Problem to work on »
Below are the records. Gather each line that holds "this".

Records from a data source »
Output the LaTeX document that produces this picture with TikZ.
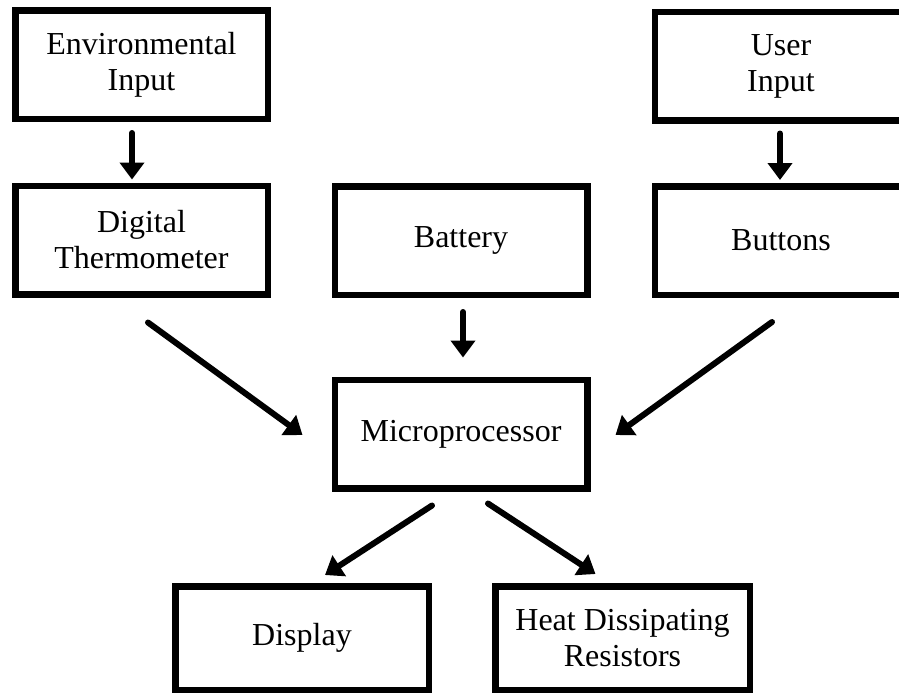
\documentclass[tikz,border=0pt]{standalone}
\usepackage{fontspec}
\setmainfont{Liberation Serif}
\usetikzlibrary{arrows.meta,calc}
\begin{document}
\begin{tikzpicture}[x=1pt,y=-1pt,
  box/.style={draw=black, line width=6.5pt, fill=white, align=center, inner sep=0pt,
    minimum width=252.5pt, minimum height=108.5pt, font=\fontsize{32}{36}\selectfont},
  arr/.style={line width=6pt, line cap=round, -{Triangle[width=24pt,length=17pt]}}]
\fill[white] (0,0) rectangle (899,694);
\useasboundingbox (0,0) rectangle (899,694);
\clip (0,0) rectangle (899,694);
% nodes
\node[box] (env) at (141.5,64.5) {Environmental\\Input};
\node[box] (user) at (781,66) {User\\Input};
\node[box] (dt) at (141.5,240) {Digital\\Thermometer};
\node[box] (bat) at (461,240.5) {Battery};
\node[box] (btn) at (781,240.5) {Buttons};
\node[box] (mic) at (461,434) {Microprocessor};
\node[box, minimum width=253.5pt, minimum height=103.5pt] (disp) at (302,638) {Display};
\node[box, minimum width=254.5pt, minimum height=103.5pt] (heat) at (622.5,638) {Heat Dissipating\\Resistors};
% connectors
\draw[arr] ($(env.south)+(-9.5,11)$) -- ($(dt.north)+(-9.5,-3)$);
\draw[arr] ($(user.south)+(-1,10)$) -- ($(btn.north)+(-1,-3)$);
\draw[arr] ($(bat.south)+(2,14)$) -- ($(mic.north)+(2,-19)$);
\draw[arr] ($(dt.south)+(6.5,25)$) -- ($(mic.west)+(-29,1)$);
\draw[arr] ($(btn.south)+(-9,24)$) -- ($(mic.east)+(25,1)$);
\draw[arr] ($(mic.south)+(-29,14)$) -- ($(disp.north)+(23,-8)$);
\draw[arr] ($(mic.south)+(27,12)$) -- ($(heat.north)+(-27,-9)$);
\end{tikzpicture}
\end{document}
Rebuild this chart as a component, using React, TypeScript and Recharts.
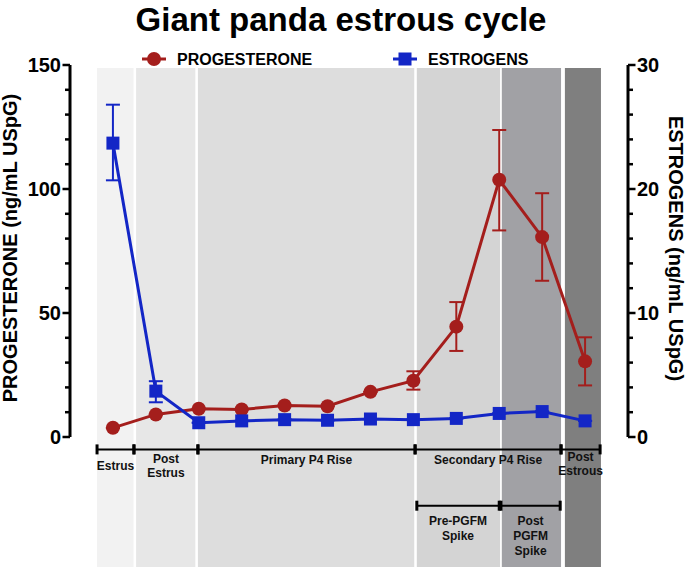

Response »
Output the LaTeX document that produces this picture with TikZ.
Rebuild this chart as a component, using React, TypeScript and Recharts.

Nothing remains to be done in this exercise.